--- MATERIAL SHOWN ---

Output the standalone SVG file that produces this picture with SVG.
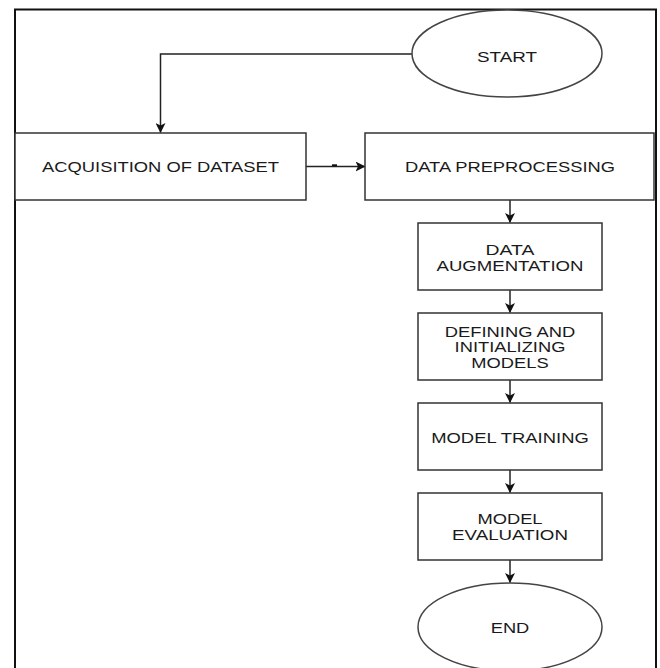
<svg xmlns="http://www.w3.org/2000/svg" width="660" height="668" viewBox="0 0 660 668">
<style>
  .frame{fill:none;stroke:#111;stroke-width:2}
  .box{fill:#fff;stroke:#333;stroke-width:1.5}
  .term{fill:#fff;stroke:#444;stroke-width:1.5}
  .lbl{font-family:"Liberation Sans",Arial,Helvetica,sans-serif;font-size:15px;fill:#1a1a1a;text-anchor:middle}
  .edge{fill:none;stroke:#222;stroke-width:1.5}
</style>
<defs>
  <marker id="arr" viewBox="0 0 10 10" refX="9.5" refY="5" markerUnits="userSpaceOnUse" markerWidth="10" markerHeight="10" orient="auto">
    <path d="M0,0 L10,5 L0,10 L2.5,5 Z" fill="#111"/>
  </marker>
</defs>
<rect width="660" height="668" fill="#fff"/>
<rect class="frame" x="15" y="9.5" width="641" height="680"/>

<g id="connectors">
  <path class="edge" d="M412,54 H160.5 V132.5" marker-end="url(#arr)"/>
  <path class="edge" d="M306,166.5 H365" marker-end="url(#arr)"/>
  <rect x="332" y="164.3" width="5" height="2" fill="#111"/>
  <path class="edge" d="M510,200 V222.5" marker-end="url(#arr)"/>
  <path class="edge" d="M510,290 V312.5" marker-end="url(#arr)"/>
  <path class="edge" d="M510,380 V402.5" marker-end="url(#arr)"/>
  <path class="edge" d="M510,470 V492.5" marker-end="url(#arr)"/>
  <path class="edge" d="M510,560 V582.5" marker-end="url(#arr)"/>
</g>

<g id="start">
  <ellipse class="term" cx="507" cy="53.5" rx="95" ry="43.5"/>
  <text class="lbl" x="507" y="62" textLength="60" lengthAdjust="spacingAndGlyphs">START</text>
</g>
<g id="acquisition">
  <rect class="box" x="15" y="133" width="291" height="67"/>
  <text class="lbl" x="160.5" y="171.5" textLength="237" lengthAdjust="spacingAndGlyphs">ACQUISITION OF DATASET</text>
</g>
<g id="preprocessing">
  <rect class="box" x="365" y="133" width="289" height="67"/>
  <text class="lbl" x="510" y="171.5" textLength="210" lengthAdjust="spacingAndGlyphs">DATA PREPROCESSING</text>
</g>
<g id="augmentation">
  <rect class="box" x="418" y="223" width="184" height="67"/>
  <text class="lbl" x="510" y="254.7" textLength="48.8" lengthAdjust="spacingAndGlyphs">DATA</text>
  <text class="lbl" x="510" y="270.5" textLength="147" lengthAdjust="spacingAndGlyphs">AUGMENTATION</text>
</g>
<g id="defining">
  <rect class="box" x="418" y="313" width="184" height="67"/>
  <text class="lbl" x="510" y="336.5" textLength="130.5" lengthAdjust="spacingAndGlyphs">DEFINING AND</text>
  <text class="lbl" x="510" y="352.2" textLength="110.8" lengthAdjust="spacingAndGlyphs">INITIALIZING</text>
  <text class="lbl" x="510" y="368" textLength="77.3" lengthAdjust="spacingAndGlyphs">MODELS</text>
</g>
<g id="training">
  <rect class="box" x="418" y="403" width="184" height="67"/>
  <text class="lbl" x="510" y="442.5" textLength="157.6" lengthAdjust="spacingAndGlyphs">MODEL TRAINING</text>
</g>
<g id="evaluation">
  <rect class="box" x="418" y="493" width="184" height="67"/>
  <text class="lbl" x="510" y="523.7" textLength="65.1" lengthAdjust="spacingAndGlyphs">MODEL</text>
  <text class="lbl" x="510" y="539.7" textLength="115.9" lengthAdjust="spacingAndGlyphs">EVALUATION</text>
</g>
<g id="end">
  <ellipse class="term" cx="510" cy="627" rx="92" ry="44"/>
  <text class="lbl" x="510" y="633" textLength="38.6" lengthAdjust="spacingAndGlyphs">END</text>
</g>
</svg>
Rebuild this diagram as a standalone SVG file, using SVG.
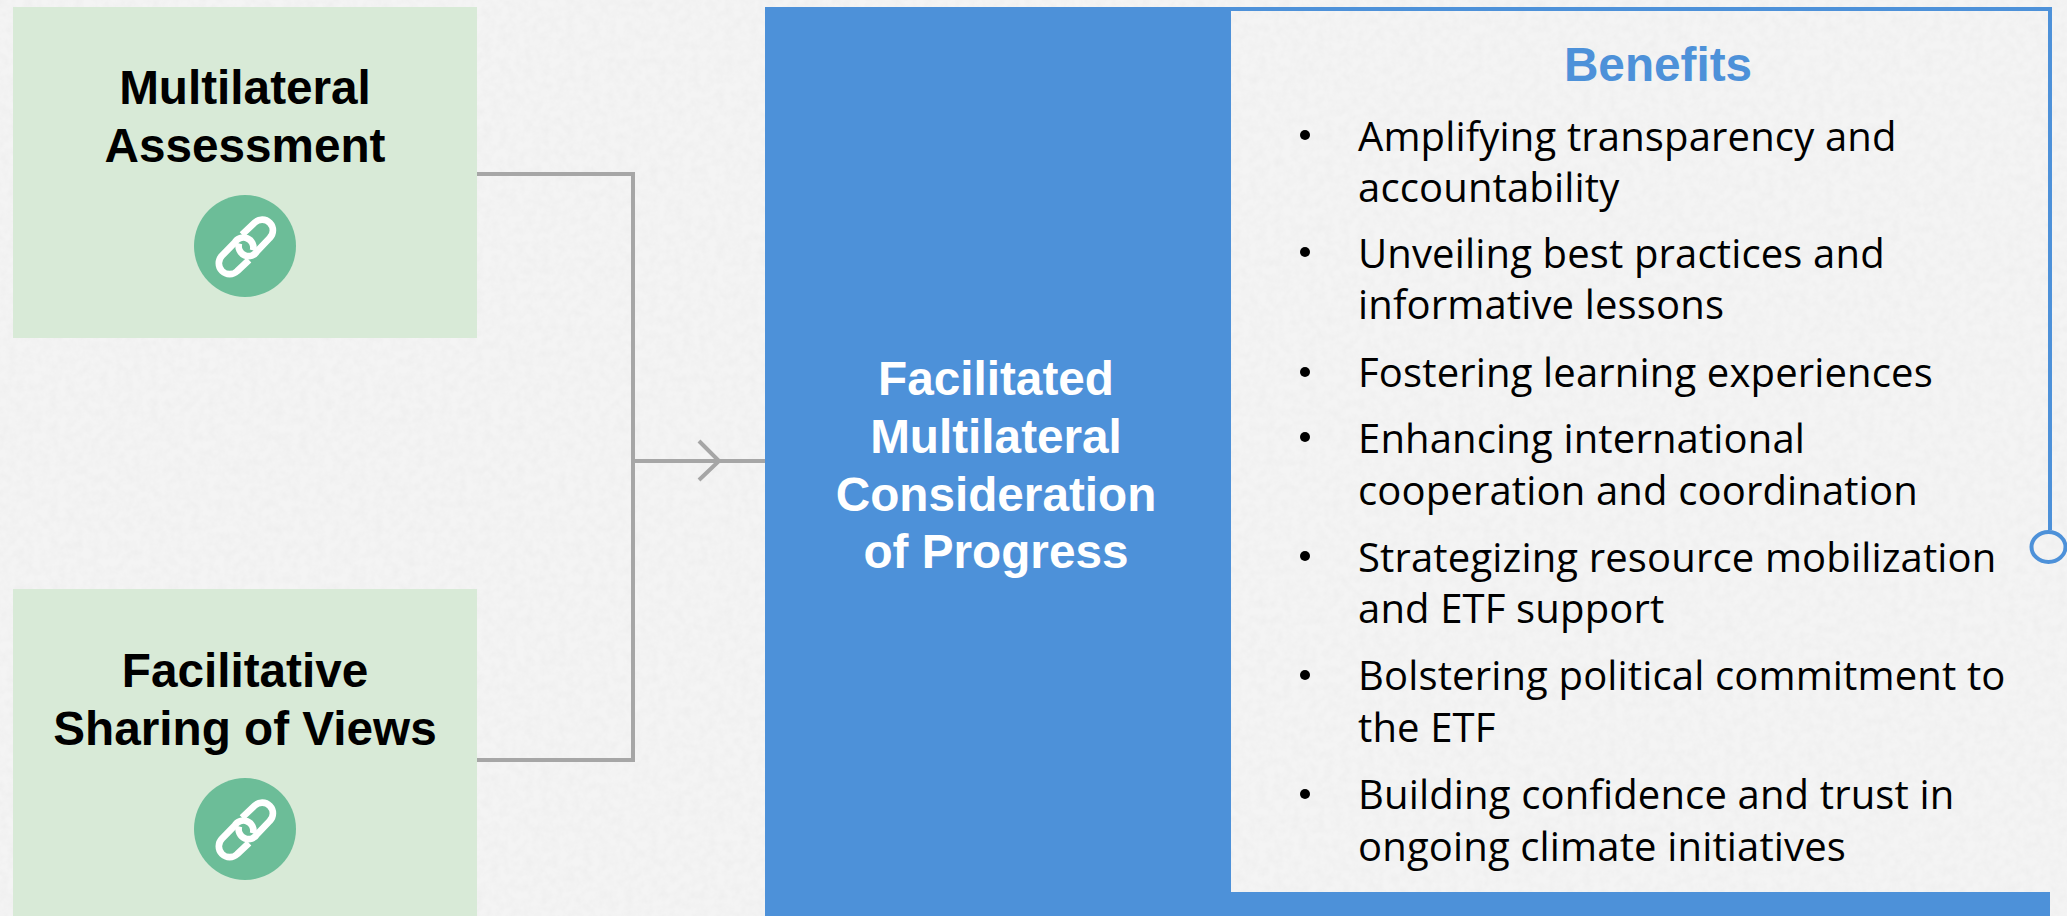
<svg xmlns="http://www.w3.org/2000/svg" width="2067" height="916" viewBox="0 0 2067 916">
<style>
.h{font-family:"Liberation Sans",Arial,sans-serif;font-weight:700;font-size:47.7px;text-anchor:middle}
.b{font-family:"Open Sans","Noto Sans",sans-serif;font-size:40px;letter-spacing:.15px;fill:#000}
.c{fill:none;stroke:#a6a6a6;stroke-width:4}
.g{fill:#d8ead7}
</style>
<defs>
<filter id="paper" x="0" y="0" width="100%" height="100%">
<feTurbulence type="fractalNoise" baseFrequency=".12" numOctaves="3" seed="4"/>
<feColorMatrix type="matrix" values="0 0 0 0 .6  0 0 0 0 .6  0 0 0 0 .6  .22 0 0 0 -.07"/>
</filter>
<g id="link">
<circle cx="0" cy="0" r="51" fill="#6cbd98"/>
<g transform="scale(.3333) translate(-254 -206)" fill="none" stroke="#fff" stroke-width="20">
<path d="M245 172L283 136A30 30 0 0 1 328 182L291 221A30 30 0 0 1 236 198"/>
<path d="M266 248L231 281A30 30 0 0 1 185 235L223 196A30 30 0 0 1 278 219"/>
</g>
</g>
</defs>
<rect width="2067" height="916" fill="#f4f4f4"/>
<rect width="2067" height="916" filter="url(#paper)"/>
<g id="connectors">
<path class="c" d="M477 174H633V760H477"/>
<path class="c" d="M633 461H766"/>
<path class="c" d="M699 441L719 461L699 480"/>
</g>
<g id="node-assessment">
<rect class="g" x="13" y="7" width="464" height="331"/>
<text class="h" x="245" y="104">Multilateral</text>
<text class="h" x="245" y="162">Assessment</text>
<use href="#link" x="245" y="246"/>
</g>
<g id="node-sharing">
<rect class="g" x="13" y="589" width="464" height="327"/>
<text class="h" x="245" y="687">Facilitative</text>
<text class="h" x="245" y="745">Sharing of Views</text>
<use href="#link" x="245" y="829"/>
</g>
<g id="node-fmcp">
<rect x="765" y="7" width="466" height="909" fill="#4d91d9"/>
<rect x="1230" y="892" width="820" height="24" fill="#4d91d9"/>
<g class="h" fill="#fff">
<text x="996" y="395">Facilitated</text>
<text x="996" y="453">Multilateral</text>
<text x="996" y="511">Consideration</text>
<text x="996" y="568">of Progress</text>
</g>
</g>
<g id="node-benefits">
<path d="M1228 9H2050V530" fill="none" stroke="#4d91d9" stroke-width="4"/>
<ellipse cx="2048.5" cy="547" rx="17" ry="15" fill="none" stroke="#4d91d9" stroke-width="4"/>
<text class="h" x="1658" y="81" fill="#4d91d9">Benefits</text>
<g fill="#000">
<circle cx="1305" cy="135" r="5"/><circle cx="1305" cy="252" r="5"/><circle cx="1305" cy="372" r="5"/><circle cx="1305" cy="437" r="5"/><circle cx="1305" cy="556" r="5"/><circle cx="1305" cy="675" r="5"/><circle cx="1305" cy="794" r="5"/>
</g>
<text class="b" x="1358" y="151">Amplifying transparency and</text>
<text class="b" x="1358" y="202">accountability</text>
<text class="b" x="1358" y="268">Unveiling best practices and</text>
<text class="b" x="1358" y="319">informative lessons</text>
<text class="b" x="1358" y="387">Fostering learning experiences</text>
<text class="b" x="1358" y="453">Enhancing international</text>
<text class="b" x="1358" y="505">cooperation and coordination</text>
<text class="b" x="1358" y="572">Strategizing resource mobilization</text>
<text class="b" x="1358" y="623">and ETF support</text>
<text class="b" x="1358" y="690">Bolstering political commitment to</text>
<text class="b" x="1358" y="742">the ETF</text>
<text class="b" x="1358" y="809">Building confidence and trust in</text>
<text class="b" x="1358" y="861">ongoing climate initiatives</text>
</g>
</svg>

---

[PROBLEM TO SOLVE]:
Identify and copy the lines holding the word "file".

[RESULT OF THE TASK]:
Output the standalone SVG file that produces this picture with SVG.
Rebuild this diagram as a standalone SVG file, using SVG.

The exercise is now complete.